Forms of Co-Ownership

By: Roger Truemper, Esquire  


There are two forms of ownership in which unmarried persons can own property together.  One form is termed “joint tenants with the right of survivorship”.  The other form is termed “tenants in common”.  Each of these forms of ownership have separate and distinct characteristics.

                     Joint Tenancy. Under a joint tenancy, each tenant owns an undivided interest in the whole estate.  The distinguishing characteristic of the joint tenancy is the right of survivorship.  The right of survivorship means that when one joint tenant dies, the remaining joint tenant retains ownership of the entire estate no longer subject to the interest of the deceased co-tenant.  Also, under a joint tenancy, since each tenant owns an undivided interest in the whole, a creditor of one joint tenant does not have rights to execute and force a sale of the property while the property is jointly owned.

                     Tenants in Common.  Under tenant in common, each tenant has a distinct undivided, separate interest in the property.  There is no right of survivorship under the tenants in common form of joint ownership.  Upon death of a co-tenant, the separate interest in the property pass by succession to that co-tenant’s heirs.  Also, each interest may be separately conveyed by deed or devised by will.  With respect to creditors, the interest of a co-tenant is subject to the claims of the co-tenant’s creditors.


 In Delaware a husband and wife may hold title jointly as tenants by the entireties, joint tenants or as tenants-in-common. 

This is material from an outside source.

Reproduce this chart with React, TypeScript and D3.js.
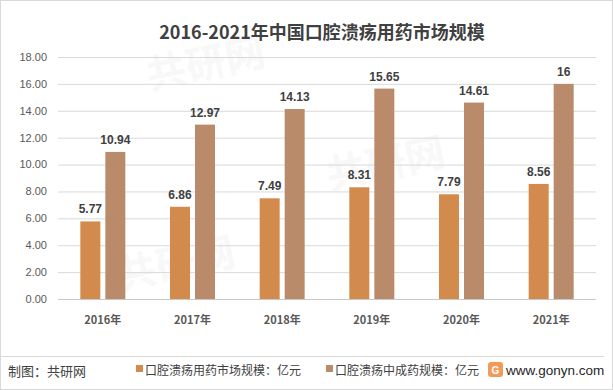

 Tenants by the Entireties.  In Delaware a deed of conveyance into both husband and wife without specifying the nature of the tenancy creates a tenancy by the entireties.  Thus, there is a presumption that property owned by spouses will hold title as tenants by the entireties.

 A tenancy by the entirety cannot be severed by act of one spouse without the consent of the other.  Such estate may be severed by death of one, joint action, divorce or other circumstances by which the essential unity of the parties has been destroyed.  Upon final entry of divorce, the parties to the tenancy by the entireties become tenants-in-common.

 When land is held as tenants by the entireties, a judgment or other lien (except federal tax liens) against one spouse is not, during the joint lives of the spouses, a lien on the property.  Such liens are deemed to be an inchoate lien in the property that can be defeated by conveyance of the property while the property is still owned as tenants by the entireties.  With respect to federal tax liens, the United States Supreme Court in United States v. Craft, 535 U.S. 274 (2002) ruled that a federal tax lien against one spouse is attachable against property held by a husband and wife as tenants by the entireties.

 Under an estate held as tenants by the entireties, each spouse owns the whole estate while both live and at death of either, the surviving spouse continues to own the whole and title vests solely in such survivor.

 Same-Sex Marriage

 The Civil Marriage Equality and Religious Freedom Act of 2013 gave same-sex couples the right to marry in Delaware and afforded such couples the same rights as married couples of different genders including the right to own real property as tenants by the entireties. The Act ended the former right to enter into civil unions in Delaware and converted existing Delaware civil unions into marriages.  The Act further recognizes couples who have marriages, civil unions or registered domestic partnerships from other states as spouses for all purposes.